Louisiana Red and Little Victor's Juke Joint first paired up on Back To The Black Bayou, an album nominated for Best Traditional Blues Record at the 2010 Blues Music Awards. They brought Memphis to Europe where Red lives these days for that record, finding a studio with a '60s Auditronics mixing console formerly housed in Memphis' Stax Studio.
Fast forward to May 6, 2010 and Louisiana Red has just won two BMAs. He didn't win forBayou (his awards were for his collaboration with veteran pianist David Maxwell, You Got To Move) but he took to the stage with Victor's Juke Joint for one of the highlights of the evening.
Bob Corritore's liner notes for Memphis Mojo give away a secret a few of us who attended the BMAs have known for awhile: two days after the ceremony, Red, Victor, Corritore, and Maxwell holed up in a Memphis studio and began work on the sequel; they didn't need to bring Memphis to them this time and the magic of the first record carries over to this newest one, once again capturing raw, deep blues.
Vintage recording equipment and magical musical centers can add to the aura of a record but they guarantee nothing when it comes to the final project. I think of Louisiana Red in much the same way I think of John Lee Hooker. They are blues masters and not just anybody can sit in and play with them and have it turn out right. Bayou worked and Mojoworks because Red isn't relegated to being a guest on his own record. The musicians who took part in these sessions are seasoned players who understand where Red's blues come from and how to support him.
David Maxwell plays some great piano on "Why Don't You Come Home" and some modern producers might have shoved Red aside and pushed that up in the mix but that's not the approach here.
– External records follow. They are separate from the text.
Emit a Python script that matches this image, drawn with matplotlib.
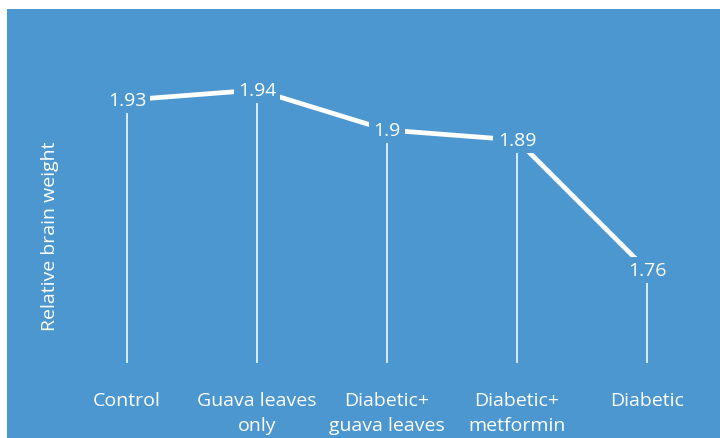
import matplotlib
matplotlib.use("Agg")
import matplotlib.pyplot as plt

# Relative brain weight per treatment group
categories = ["Control", "Guava leaves\nonly", "Diabetic+\nguava leaves",
              "Diabetic+\nmetformin", "Diabetic"]
values = [1.93, 1.94, 1.90, 1.89, 1.76]
value_labels = ["1.93", "1.94", "1.9", "1.89", "1.76"]

BG = "#4C97D0"
FG = "white"
FS = 14
plt.rcParams["font.family"] = ["Open Sans", "DejaVu Sans"]

fig = plt.figure(figsize=(7.2, 4.39), dpi=100, facecolor="white")
ax = fig.add_axes([7 / 720, 0, 713 / 720, 429 / 439], facecolor=BG)

x = list(range(len(categories)))
baseline = 1.667

# drop lines from each point to the baseline
ax.vlines(x, baseline, values, colors=FG, linewidth=1.1, zorder=1)
# connecting line
ax.plot(x, values, color=FG, linewidth=3.4, solid_capstyle="butt", zorder=2)

# value labels sit on the points, masking the line underneath
for xi, v, lab in zip(x, values, value_labels):
    ax.text(xi, v, lab, ha="center", va="center", color=FG, fontsize=FS,
            zorder=3,
            bbox=dict(boxstyle="square,pad=0.22", facecolor=BG, edgecolor="none"))

ax.set_xlim(-0.923, 4.562)
ax.set_ylim(1.592, 2.021)

ax.spines["bottom"].set_position(("data", baseline))
for s in ax.spines.values():
    s.set_visible(False)
ax.tick_params(axis="x", length=0, pad=20, labelcolor=FG, labelsize=FS)
ax.set_xticks(x)
ax.set_xticklabels(categories, linespacing=1.5)
ax.set_yticks([])

ax.text(0.061, 0.473, "Relative brain weight", transform=ax.transAxes,
        rotation=90, ha="center", va="center", color=FG, fontsize=FS)

fig.savefig("out.png", dpi=100, facecolor=fig.get_facecolor())
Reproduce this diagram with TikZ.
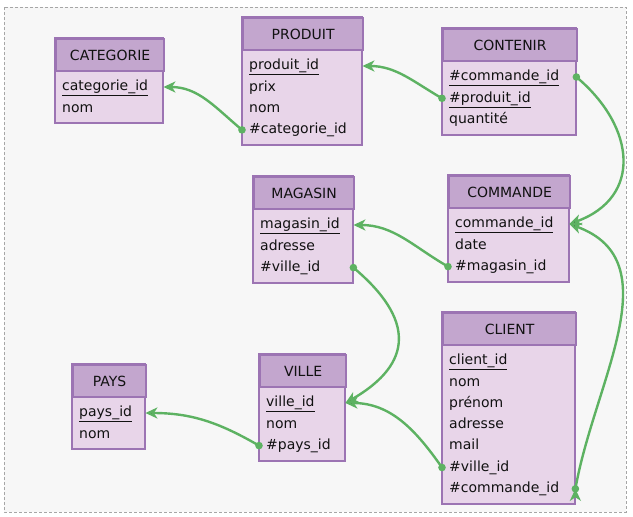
\documentclass[tikz,border=0pt]{standalone}
\usepackage{fontspec}
\setmainfont{DejaVu Sans}
\usetikzlibrary{arrows.meta}

\definecolor{entete}{HTML}{C3A6CE}
\definecolor{corps}{HTML}{E8D5E9}
\definecolor{bord}{HTML}{9C74B3}
\definecolor{lien}{HTML}{5DB262}
\definecolor{fond}{HTML}{F7F7F7}
\definecolor{encre}{HTML}{111111}

\tikzset{
  titre/.style={draw=bord, fill=entete, line width=2.2pt, minimum height=32pt,
    inner sep=0pt, anchor=north west, text=encre, font=\fontsize{14}{16}\selectfont},
  champ/.style={minimum height=21.3pt, inner xsep=7pt, inner ysep=0pt, anchor=west,
    align=left, text height=10.5pt, text depth=3pt, text=encre,
    font=\fontsize{14}{16}\selectfont},
  boite/.style={draw=bord, fill=corps, line width=2.2pt},
  fk/.style={draw=lien, line width=2.4pt, -{Stealth[length=12pt,width=11pt,inset=3.5pt]}},
  cadre/.style={draw=black!35, fill=fond, dash pattern=on 3pt off 2pt, line width=0.6pt}
}

% nom, x, y, largeur, titre, champs
\newcommand\entite[6]{%
  \foreach \f [count=\i] in {#6} {\xdef\nbchamps{\i}}
  \pgfmathsetmacro\largeur{#4-14}
  \draw[boite] ({#2},{-#3}) rectangle ({#2+#4},{-#3-64-(\nbchamps-1)*21.3});
  \node[titre, minimum width=#4pt] (#1) at ({#2},{-#3}) {#5};
  \foreach \f [count=\i] in {#6}
    \node[champ, text width=\largeur pt] (#1-\i) at ({#2},{-#3-49-(\i-1)*21.3}) {\f};
}

\begin{document}
\begin{tikzpicture}[x=1pt,y=1pt]
  \useasboundingbox (0,0) rectangle (633,-517);
  \draw[cadre] (4,-7) rectangle (626,-512);

  \entite{categorie}{55}{38}{108}{CATEGORIE}{\underline{categorie\_id}, nom}
  \entite{produit}{242}{17}{120}{PRODUIT}{\underline{produit\_id}, prix, nom, \#categorie\_id}
  \entite{contenir}{442}{28}{134}{CONTENIR}{\underline{\#commande\_id}, \underline{\#produit\_id}, quantité}
  \entite{magasin}{253}{176}{100}{MAGASIN}{\underline{magasin\_id}, adresse, \#ville\_id}
  \entite{commande}{448}{175}{121}{COMMANDE}{\underline{commande\_id}, date, \#magasin\_id}
  \entite{client}{442}{312}{133}{CLIENT}{\underline{client\_id}, nom, prénom, adresse, mail, \#ville\_id, \#commande\_id}
  \entite{pays}{72}{364}{73}{PAYS}{\underline{pays\_id}, nom}
  \entite{ville}{259}{354}{86}{VILLE}{\underline{ville\_id}, nom, \#pays\_id}

  % cles etrangeres
  \path[fk]
  (produit-4.west) edge[out=140, in=0] (categorie-1.east)
  (contenir-2.west) edge[out=150, in=0] (produit-1.east)
  (contenir-1.east) edge[out=-40, in=20, looseness=1.35] (commande-1.east)
  (commande-3.west) edge[out=150, in=0] (magasin-1.east)
  (magasin-3.east) edge[out=-40, in=30, looseness=1.5] (ville-1.east)
  (ville-3.west) edge[out=150, in=0] (pays-1.east)
  (client-6.west) edge[out=125, in=0] (ville-1.east)
  (client-7.east) edge[out=80, in=-20, looseness=1.05] (commande-1.east)
  ;
  \foreach \a in {produit-4.west, contenir-2.west, contenir-1.east, commande-3.west,
                  magasin-3.east, ville-3.west, client-6.west, client-7.east}
    \fill[lien] (\a) circle (3.8pt);
\end{tikzpicture}
\end{document}
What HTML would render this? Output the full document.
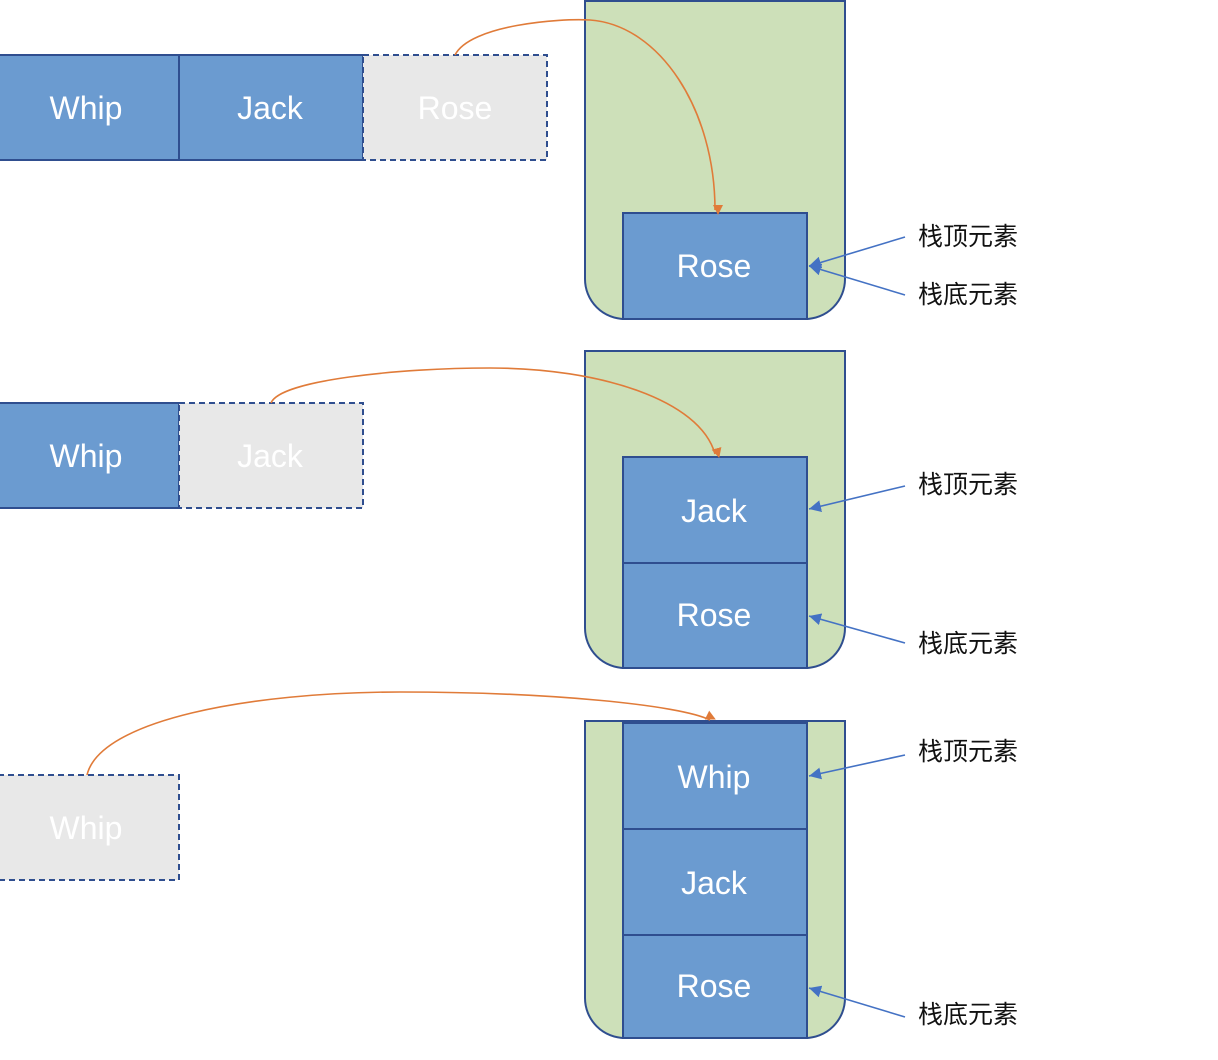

Red and Victor's guitar interplay are pushed out front and Maxwell plays his ass off beneath.
You can't take your ears off Red's howling, distinctive cadence on "Boogie Woogie Boogie" and "Yolanda," but Maxwell and Corritore get in their licks on piano and harp without taking the spotlight from the man at the center of it all (although Bob is particularly feisty on "Yolanda").
Blind Lemon Jefferson's "See That My Grave Is Kept Clean" is the lone cover on this 12-song set, and Alex Pettersen's hypnotic drumming keys the staid reading of this blues classic until Red pierces gentle drone with a stinging slide lead.
It's rarely complementary to say two records are barely distinguishable from one another but in the case of Back To The Black Bayou and Memphis Mojo, it's the highest praise. Serious listeners can parse them and find the subtle differences a worthwhile way to spend your time but it's missing the point because we don't want them to change what they're doing when it's working this damn well. Little Victor, his Juke Joint, Corritore, and Maxwell didn't mess with success, they helped a master achieve it one more time.